Table 2 summarizes the fatty acid profiles of Highland beef for ribeye steak samples and for ground beef samples. The literature indicates that one would expect grass fed and forage fed beef to have lower percentages of saturated fats and greater polyunsaturated fats. Thus, reflecting the “oil” content of their diet. The data in this study follows that logic in that in general forage fed animals had higher percentages of polyunsaturated fats with grass fed and grain fed animals producing fat profiles intermediate and lower to forage fed animals, respectively. The forage finished diets would be more concentrated in polyunsaturated fats compared to grass since these forages are most likely hay or silage based and would have much lower water content at the time of intake for the cattle. In some niche markets, beef producers might use the increased unsaturation as a marketing tool for their beef. However, it is important to note that higher percentages of unsaturated fats are more susceptible to oxidation and will likely exhibit a shorter shelf life both fresh and frozen.

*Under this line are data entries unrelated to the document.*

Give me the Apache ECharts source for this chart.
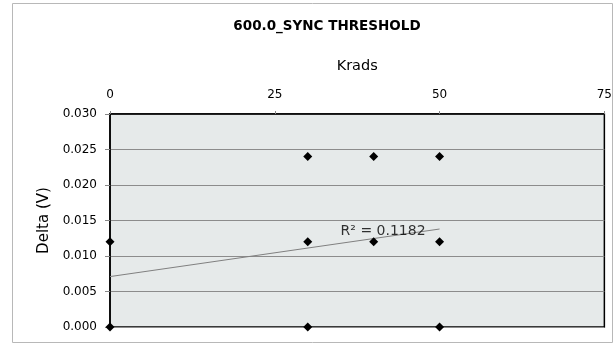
<!DOCTYPE html>
<html><head><meta charset="utf-8">
<script src="https://cdn.jsdelivr.net/npm/echarts@6/dist/echarts.min.js"></script>
<style>html,body{margin:0;padding:0;background:#fff}#c{width:615px;height:347px}</style>
</head><body><div id="c"></div>
<script>
var xTicks = [0, 25, 50, 75];
var yTicks = ['0.000','0.005','0.010','0.015','0.020','0.025','0.030'];
var kradsValues = [0, 0, 30, 30, 30, 40, 40, 50, 50, 50];
var deltaValues = [0.012, 0.000, 0.024, 0.012, 0.000, 0.024, 0.012, 0.024, 0.012, 0.000];
var trendX = [0, 50];
var trendY = [0.0071, 0.0138];
var r2Text = 'R² = 0.1182';

var pts = kradsValues.map(function(x, i){ return [x, deltaValues[i]]; });
var trend = trendX.map(function(x, i){ return [x, trendY[i]]; });
var font = 'DejaVu Sans, Liberation Sans, sans-serif';
var chart = echarts.init(document.getElementById('c'));
chart.setOption({
  animation: false,
  backgroundColor: '#fff',
  graphic: [
    {type:'rect', shape:{x:12.5,y:3.5,width:600,height:339}, style:{fill:'none', stroke:'#b8b8b8', lineWidth:1}, z:-1}
  ],
  title: {text:'600.0_SYNC THRESHOLD', left:322, top:14, textAlign:'center',
    textStyle:{fontFamily:font, fontSize:13.5, fontWeight:'bold', color:'#000'}},
  grid: {left:110, right:8, top:114, bottom:20, show:true, backgroundColor:'#e6eaea', borderColor:'#000', borderWidth:1.5},
  xAxis: {type:'value', position:'top', min:0, max:75, interval:25,
    name:'Krads', nameLocation:'middle', nameGap:40, nameTextStyle:{fontFamily:font, fontSize:14.5, color:'#000'},
    axisLine:{show:true, onZero:false, lineStyle:{color:'#000', width:1.5}},
    axisTick:{show:true, length:3, lineStyle:{color:'#888'}},
    axisLabel:{fontFamily:font, fontSize:12, color:'#000', margin:13},
    splitLine:{show:false}},
  yAxis: {type:'value', min:0, max:0.03, interval:0.005,
    name:'Delta (V)', nameLocation:'middle', nameGap:56, nameTextStyle:{fontFamily:font, fontSize:15, color:'#000'},
    axisLine:{show:true, onZero:false, lineStyle:{color:'#000', width:1.5}},
    axisTick:{show:true, length:5, lineStyle:{color:'#888'}},
    axisLabel:{fontFamily:font, fontSize:12, color:'#000', margin:13, formatter:function(v){ return yTicks[Math.round(v/0.005)]; }},
    splitLine:{show:true, lineStyle:{color:'#8c8c8c', width:1}}},
  series: [
    {type:'line', data:trend, showSymbol:false, symbol:'none', lineStyle:{color:'#808080', width:1}, z:2},
    {type:'scatter', data:[trend[trend.length-1]], symbolSize:0, z:4, silent:true,
     label:{show:true, formatter:r2Text, position:'left', distance:14, offset:[0,2], fontFamily:font, fontSize:14, color:'#000'}},
    {type:'scatter', data:pts, symbol:'diamond', symbolSize:9, itemStyle:{color:'#000', opacity:1}, z:3, clip:false}
  ]
});
</script></body></html>
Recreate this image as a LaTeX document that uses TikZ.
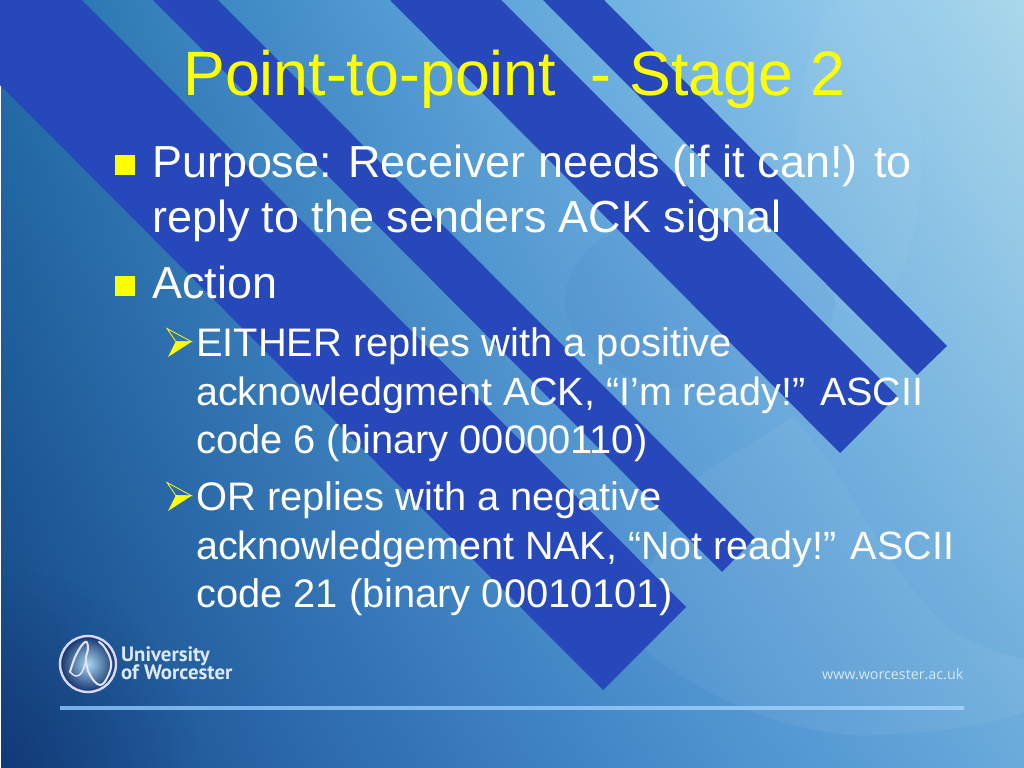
\documentclass[tikz,border=0pt]{standalone}
\usepackage{fontspec}
\setmainfont{Liberation Sans}
\newfontfamily\logofont{PT Sans}
\newfontfamily\urlfont{Open Sans}
\usetikzlibrary{fadings}
\definecolor{stripe}{RGB}{38,72,186}
\definecolor{bulletyellow}{RGB}{255,255,0}
\definecolor{logotext}{RGB}{222,232,242}
\definecolor{urltext}{RGB}{215,232,245}
\definecolor{cornerdark}{RGB}{10,35,95}
\definecolor{logolight}{RGB}{170,215,240}
\definecolor{logodark}{RGB}{18,50,110}
\pgfdeclarefunctionalshading{slidebg}{\pgfpointorigin}{\pgfpoint{100bp}{100bp}}{}{
100 div 0.25 sub 2 mul exch 100 div 0.25 sub 2 mul exch
1 index 0.326 mul 1 index 0.055 mul add 2 index 2 index mul 0.20 mul add 2 index dup 1 exch sub mul -0.07 mul add 0.086 add 3 1 roll
1 index 0.392 mul 1 index 0.157 mul add 2 index 2 index mul 0.02 mul add 2 index dup 1 exch sub mul 0.08 mul add 0.275 add 3 1 roll
1 index 0.345 mul 1 index 0.157 mul add 2 index 2 index mul -0.092 mul add 2 index dup 1 exch sub mul 0.26 mul add 0.51 add 3 1 roll pop pop
}
\pgfdeclarehorizontalshading{footline}{100bp}{rgb(0bp)=(0.40,0.64,0.88);rgb(50bp)=(0.52,0.74,0.94);rgb(100bp)=(0.72,0.86,0.98)}
\tikzfading[name=cornerfade, inner color=transparent!0, outer color=transparent!100]
\tikzset{
  stripeshape/.style={fill=stripe},
  titletext/.style={anchor=base west,text=bulletyellow,inner sep=0pt,font=\fontsize{62.7bp}{62.7bp}\selectfont},
  bodytext/.style={anchor=base west,text=white,inner sep=0pt,font=\fontsize{44.9bp}{44.9bp}\selectfont},
  subtext/.style={anchor=base west,text=white,inner sep=0pt,font=\fontsize{39.85bp}{39.85bp}\selectfont},
  subtextnarrow/.style={anchor=base west,text=white,inner sep=0pt,font=\fontsize{39.45bp}{39.45bp}\selectfont},
  squarebullet/.style={fill=bulletyellow},
  logoword/.style={anchor=base west,text=logotext,inner sep=0pt,font=\logofont\bfseries\fontsize{20.8bp}{20.8bp}\selectfont},
  swirl/.style={fill=white,fill opacity=0.05}
}
\newcommand{\arrowbullet}[1]{%
  \begin{scope}[shift={(0,#1)}]
    \draw[bulletyellow,line width=0.8bp,line join=miter] (167,328.5) -- (191.5,341.7) -- (176,341.7) -- cycle;
    \fill[bulletyellow] (168,357) -- (191.7,341.7) -- (176,341.2) -- cycle;
  \end{scope}}
\begin{document}
\begin{tikzpicture}[x=1bp,y=-1bp]
\useasboundingbox (0,0) rectangle (1024,768);
\fill[white] (0,0) rectangle (1024,768);
\begin{scope}
  \clip (1,1) rectangle (1024,768);
  \shade[shading=slidebg] (1,1) rectangle (1024,768);
  \fill[cornerdark,opacity=0.35,path fading=cornerfade] (0,768) circle [radius=200bp];
  % background swirls
  \fill[swirl] (620,630) .. controls (700,700) and (800,740) .. (880,735) .. controls (950,732) and (1000,722) .. (1024,712) -- (1024,660) .. controls (990,650) and (960,640) .. (940,620) .. controls (880,560) and (850,480) .. (793,417) .. controls (760,440) and (720,460) .. (697,478) .. controls (660,540) and (640,590) .. (620,630) -- cycle;
  \fill[white,opacity=0.035] (860,150) ellipse [x radius=62bp,y radius=165bp];
  \fill[black!30!blue,opacity=0.03] (700,300) ellipse [x radius=135bp,y radius=90bp];
\end{scope}
% diagonal stripes
\fill[stripeshape] (0,0) -- (82,0) -- (686,607) -- (603,690) -- (0,85) -- cycle;
\fill[stripeshape] (153,0) -- (218,0) -- (755,538) -- (722,572) -- cycle;
\fill[stripeshape] (390,0) -- (501,0) -- (897,396) -- (840,453) -- cycle;
\fill[stripeshape] (543,0) -- (604,0) -- (947,346) -- (917,375) -- cycle;
% title
\node[titletext] (title) at (183,96) {Point-to-point\ \ - Stage 2};
% bullets
\fill[squarebullet] (115,155) rectangle (135,175);
\fill[squarebullet] (115,276) rectangle (135,296);
\arrowbullet{0}
\arrowbullet{154}
% body text
\node[bodytext] (b1) at (152,177) {Purpose: Receiver needs (if it can!) to};
\node[bodytext] (b2) at (152,232) {reply to the senders ACK signal};
\node[bodytext] (b3) at (152,298) {Action};
\node[subtext] (s1) at (196,356) {EITHER replies with a positive};
\node[subtextnarrow] (s2) at (196,405) {acknowledgment ACK, “I’m ready!” ASCII};
\node[subtext] (s3) at (196,453) {code 6 (binary 00000110)};
\node[subtext] (s4) at (196,510) {OR replies with a negative};
\node[subtextnarrow] (s5) at (196,559) {acknowledgement NAK, “Not ready!” ASCII};
\node[subtext] (s6) at (196,607) {code 21 (binary 00010101)};
% logo
\shade[inner color=logolight,outer color=logodark] (88,664) circle [radius=28bp];
\draw[white!85!blue,line width=2.4bp] (88,664) circle [radius=28bp];
\draw[white!90!blue,line width=2bp,line cap=round] plot[smooth,tension=0.7] coordinates {(70,672) (76,655) (85,642) (88,648) (86,660) (90,675) (100,685) (108,676) (111,662) (105,648) (99,642)};
\draw[white!90!blue,line width=1.4bp] plot[smooth,tension=0.7] coordinates {(70,672) (76,676) (82,672) (86,660)};
\node[logoword] (l1) at (121,661) {University};
\node[logoword] (l2) at (121,679) {of Worcester};
% url
\node[anchor=base west,text=urltext,inner sep=0pt,font=\urlfont\fontsize{14.3bp}{14.3bp}\selectfont] (url) at (822,679) {www.worcester.ac.uk};
% footer line
\shade[shading=footline] (60,706.8) rectangle (964,709.2);
\end{tikzpicture}
\end{document}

Figures 1 and 2 show the results of the triangle sensory test where panelists were asked if they could determine which sample was different among three total samples where two of the samples were the same. Figure 1 indicates that panelists could not determine (89%) the ribeye steak sample that was different when commodity beef (high select quality grade) was compared to Highland beef. These results indicate that the commodity beef and the Highland beef maintained similar sensory profiles. It is important to note that a triangle test does not measure preference only difference. Figure 2 indicates the comparison between the predominantly grass finished vs the predominantly grain finished beef. In this scenario, panelists were able to discern the sample that was different 71% of the time. Again, this comparison does not measure if the panelist preferred grass or grain finished beef, but only that one of the samples of the three presented was different from the other two samples.
CONCLUSIONS
The genetic nature of Highland cattle in this study provide for a smaller than average beef carcass with more than acceptable Warner-Bratzler shear force values indicating a likely tender eating experience. Certainly, purebred Highland cattle are fitting into the beef system in the U.S. as indicated by the geographic representation of the breed. These cattle will continue to serve many niche markets as some consumers seek heritage-type meat sources in smaller portion sizes. It is important to note however, that Highland cattle vary greatly from many other breeds produced in the U.S. There would be opportunities to cross-breed them to produce moderately framed, lower input genetic types that provide an overall tender eating experience in a steak that may not be highly marbled, thusly, taking advantage of a tender, lower fat content beef product.